Set problem ->
Retype every line from the top of the entries down to the one with "from bokeh.resources import INLINE", both included, and skip the pictures.

----- Records shown -----

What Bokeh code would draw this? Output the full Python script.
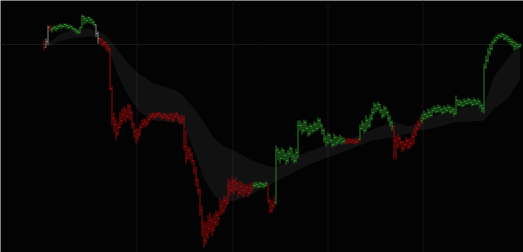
from bokeh.plotting import figure
from bokeh.models import Range1d, Span, ColumnDataSource
from bokeh.embed import file_html
from bokeh.resources import INLINE

# --- price bars (one per session step) ---
close = [205, 211, 225, 223, 224, 225, 224, 226, 227, 226, 228, 227, 225, 226, 224, 223, 221, 220, 225, 236,
         234, 232, 235, 233, 230, 228, 219, 214, 213, 209, 210, 206, 204, 164, 134, 128, 119, 125, 132, 138,
         142, 136, 146, 140, 128, 121, 115, 118, 125, 129, 131, 129, 133, 136, 138, 136, 138, 139, 137, 135,
         138, 136, 134, 138, 133, 136, 139, 134, 131, 133, 106, 94, 102, 98, 92, 82, 72, 62, 42, 26,
         12, 18, 24, 32, 22, 30, 37, 34, 47, 42, 52, 49, 66, 62, 71, 64, 69, 60, 66, 62,
         62, 65, 60, 64, 67, 67, 68, 66, 69, 68, 67, 69, 52, 42, 47, 50, 102, 100, 94, 102,
         97, 92, 99, 104, 96, 92, 100, 127, 127, 122, 130, 124, 119, 126, 122, 128, 124, 132, 127, 122,
         114, 110, 117, 112, 108, 115, 110, 112, 114, 111, 112, 110, 113, 111, 112, 110, 111, 113, 124, 128,
         122, 132, 127, 134, 140, 147, 144, 148, 142, 137, 144, 140, 134, 130, 126, 112, 107, 114, 110, 104,
         108, 112, 106, 109, 116, 120, 124, 128, 132, 134, 138, 136, 140, 137, 142, 144, 141, 145, 143, 140,
         144, 142, 145, 141, 143, 139, 152, 148, 150, 147, 151, 149, 153, 150, 148, 152, 149, 151, 147, 144,
         185, 192, 200, 204, 210, 212, 215, 217, 216, 218, 214, 216, 213, 211, 210, 206, 208, 206, 207]
high = [212, 214, 227, 228, 226, 227, 227, 228, 229, 228, 229, 229, 228, 228, 227, 225, 224, 223, 226, 238,
        237, 235, 236, 235, 234, 232, 228, 221, 215, 214, 212, 211, 208, 205, 167, 140, 134, 130, 140, 144,
        146, 144, 149, 148, 142, 130, 124, 124, 128, 133, 134, 134, 136, 139, 140, 140, 140, 141, 140, 139,
        140, 139, 138, 140, 139, 139, 141, 139, 137, 138, 137, 122, 106, 105, 100, 92, 86, 74, 64, 47,
        32, 30, 37, 40, 35, 38, 42, 41, 54, 52, 57, 56, 74, 72, 76, 73, 75, 70, 72, 70,
        68, 69, 67, 69, 70, 70, 71, 70, 71, 70, 70, 71, 69, 54, 52, 56, 107, 105, 102, 105,
        103, 100, 103, 106, 105, 99, 104, 132, 132, 130, 133, 132, 127, 129, 128, 131, 130, 135, 134, 129,
        124, 117, 120, 119, 114, 119, 117, 116, 118, 116, 115, 114, 115, 114, 114, 113, 114, 115, 128, 132,
        130, 137, 134, 138, 144, 150, 149, 151, 149, 144, 147, 146, 142, 137, 132, 127, 116, 118, 116, 112,
        112, 115, 114, 114, 120, 124, 128, 132, 136, 139, 142, 140, 144, 143, 145, 147, 146, 148, 147, 145,
        147, 146, 148, 147, 146, 145, 157, 153, 153, 152, 154, 153, 155, 154, 153, 155, 153, 154, 152, 149,
        189, 197, 204, 209, 212, 215, 217, 219, 219, 220, 219, 218, 217, 215, 214, 212, 211, 209, 209]
low = [202, 206, 208, 221, 220, 222, 221, 223, 224, 224, 225, 224, 223, 224, 222, 221, 219, 218, 219, 225,
       228, 229, 230, 229, 228, 226, 216, 209, 208, 206, 205, 202, 200, 162, 127, 120, 112, 117, 124, 128,
       132, 130, 134, 132, 124, 115, 109, 112, 116, 124, 126, 125, 128, 131, 134, 133, 134, 135, 134, 133,
       134, 133, 131, 133, 130, 131, 134, 131, 128, 129, 102, 89, 94, 92, 88, 78, 66, 58, 37, 16,
       5, 8, 14, 20, 16, 22, 26, 27, 37, 38, 40, 44, 48, 56, 60, 58, 62, 55, 58, 56,
       55, 59, 55, 58, 60, 64, 65, 64, 65, 65, 64, 66, 49, 39, 40, 44, 48, 92, 89, 93,
       92, 88, 90, 95, 92, 89, 90, 94, 122, 118, 120, 121, 116, 117, 119, 120, 121, 122, 124, 118,
       110, 106, 108, 109, 105, 106, 107, 108, 109, 108, 109, 108, 109, 109, 109, 108, 108, 109, 112, 122,
       119, 121, 124, 125, 132, 138, 140, 142, 139, 134, 135, 137, 131, 126, 122, 94, 93, 104, 106, 100,
       102, 105, 103, 104, 106, 108, 116, 122, 125, 129, 132, 133, 134, 135, 136, 140, 139, 140, 140, 138,
       139, 140, 141, 139, 139, 136, 138, 146, 146, 145, 146, 147, 148, 148, 146, 147, 147, 147, 144, 140,
       139, 184, 190, 197, 202, 208, 210, 213, 214, 215, 212, 212, 210, 208, 206, 202, 203, 204, 205]
first_open = 209

# trend state of each bar, as runs of (state, bar count)
trend_runs = [("down", 1), ("flat", 2), ("down", 1), ("up", 22), ("flat", 2), ("down", 77),
              ("up", 7), ("down", 4), ("up", 35), ("down", 7), ("up", 17), ("down", 14), ("up", 50)]

# --- envelope band (upper / lower edge at selected bars) ---
band_idx = [0, 3, 8, 13, 18, 23, 27, 31, 34, 37, 42, 48, 55, 66, 70, 75, 80, 85, 90, 96,
            104, 111, 116, 122, 127, 139, 153, 164, 175, 182, 188, 194, 205, 220, 225, 232, 237, 238]
band_upper = [206, 211, 218, 222, 224, 224, 221, 217, 210, 202, 189, 178, 169, 162, 156, 144, 130, 114, 106, 101,
              92, 87, 85, 92, 97, 106, 113, 123, 131, 126, 130, 136, 144, 147, 176, 194, 206, 208]
band_lower = [205, 207, 211, 214, 215, 216, 214, 207, 194, 177, 157, 140, 132, 130, 127, 102, 74, 57, 50, 52,
              58, 66, 71, 77, 83, 93, 103, 112, 115, 119, 122, 124, 130, 132, 144, 154, 170, 172]

session_breaks = [46.5, 94.5, 142, 189.5]
ref_level = 208

palette = {"up": "#2a8326", "down": "#930b0b", "flat": "#858585"}

n = len(close)
x = list(range(n))
opens = [first_open] + close[:-1]
colors = []
for state, count in trend_runs:
    colors += [palette[state]] * count

src = ColumnDataSource(dict(
    x=x, xl=[v - 0.5 for v in x], xr=[v + 0.5 for v in x],
    open=opens, high=high, low=low, close=close, color=colors,
))

p = figure(width=523, height=252, output_backend="svg", toolbar_location=None,
           x_range=Range1d(-21.75, 239.75), y_range=Range1d(0, 252),
           min_border=0, min_border_left=0, min_border_right=0,
           min_border_top=0, min_border_bottom=0)
p.background_fill_color = "#030303"
p.border_fill_color = "#030303"
p.outline_line_color = None
p.xaxis.visible = False
p.yaxis.visible = False
p.xgrid.visible = False
p.ygrid.visible = False

for loc in session_breaks:
    p.add_layout(Span(location=loc, dimension="height", line_color="#1f0b1a",
                      line_width=1, level="underlay"))
p.add_layout(Span(location=ref_level, dimension="width", line_color="#141b17",
                  line_width=1, level="underlay"))

p.varea(x=band_idx, y1=band_lower, y2=band_upper, fill_color="#ffffff", fill_alpha=0.06)

p.segment(x0="x", y0="high", x1="x", y1="low", line_color="color", line_width=1, source=src)
p.segment(x0="xl", y0="open", x1="x", y1="open", line_color="color", line_width=1, source=src)
p.segment(x0="x", y0="close", x1="xr", y1="close", line_color="color", line_width=1, source=src)

open("out.html", "w").write(file_html(p, INLINE))
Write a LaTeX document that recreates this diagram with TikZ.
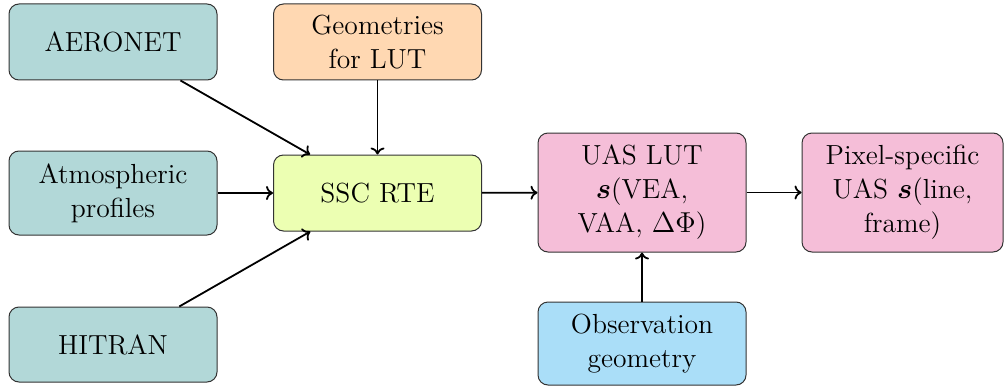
\documentclass[tikz,border=0pt]{standalone}
\usepackage{bm}
\usetikzlibrary{arrows.meta}
\definecolor{cteal}{RGB}{178,216,216}
\definecolor{cpeach}{RGB}{255,216,178}
\definecolor{clime}{RGB}{236,255,178}
\definecolor{cpink}{RGB}{245,190,216}
\definecolor{cblue}{RGB}{170,222,248}
\begin{document}
\begin{tikzpicture}[
  box/.style={draw=black!80, line width=0.5pt, rounded corners=5pt, align=center,
    minimum width=104pt, minimum height=38pt, inner sep=3pt,
    font=\fontsize{13.8}{17}\selectfont},
  arr/.style={-{To[length=3.5pt,width=7pt]}, line width=0.9pt}
]
\useasboundingbox (0pt,0pt) rectangle (502pt,-195pt);
\node[box, fill=cteal] (aer) at (56.5pt,-21pt) {AERONET};
\node[box, fill=cteal, minimum height=42pt] (atm) at (56.5pt,-96.5pt) {Atmospheric\\profiles};
\node[box, fill=cteal, minimum height=37.5pt] (hit) at (56.5pt,-172.25pt) {HITRAN};
\node[box, fill=cpeach] (geo) at (188.75pt,-21pt) {Geometries\\for LUT};
\node[box, fill=clime] (ssc) at (188.75pt,-96.5pt) {SSC RTE};
\node[box, fill=cpink, minimum height=59.5pt] (uas) at (321pt,-96.25pt) {UAS LUT\\$\bm{s}$(VEA,\\VAA, $\Delta\Phi$)};
\node[box, fill=cpink, minimum height=59.5pt, minimum width=100.5pt] (pix) at (451.25pt,-96.25pt) {Pixel-specific\\UAS $\bm{s}$(line,\\frame)};
\node[box, fill=cblue, minimum height=41.5pt] (obs) at (321pt,-171.75pt) {Observation\\geometry};
\draw[arr] (aer) -- (ssc);
\draw[arr] (atm) -- (ssc);
\draw[arr] (hit) -- (ssc);
\draw[arr] (geo) -- (ssc);
\draw[arr] (ssc) -- (uas);
\draw[arr] (uas) -- (pix);
\draw[arr] (obs) -- (uas);
\end{tikzpicture}
\end{document}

-----

Full output ->
What Bokeh code would draw this? Output the full Python script.
from bokeh.plotting import figure
from bokeh.models import Range1d, Span, ColumnDataSource
from bokeh.embed import file_html
from bokeh.resources import INLINE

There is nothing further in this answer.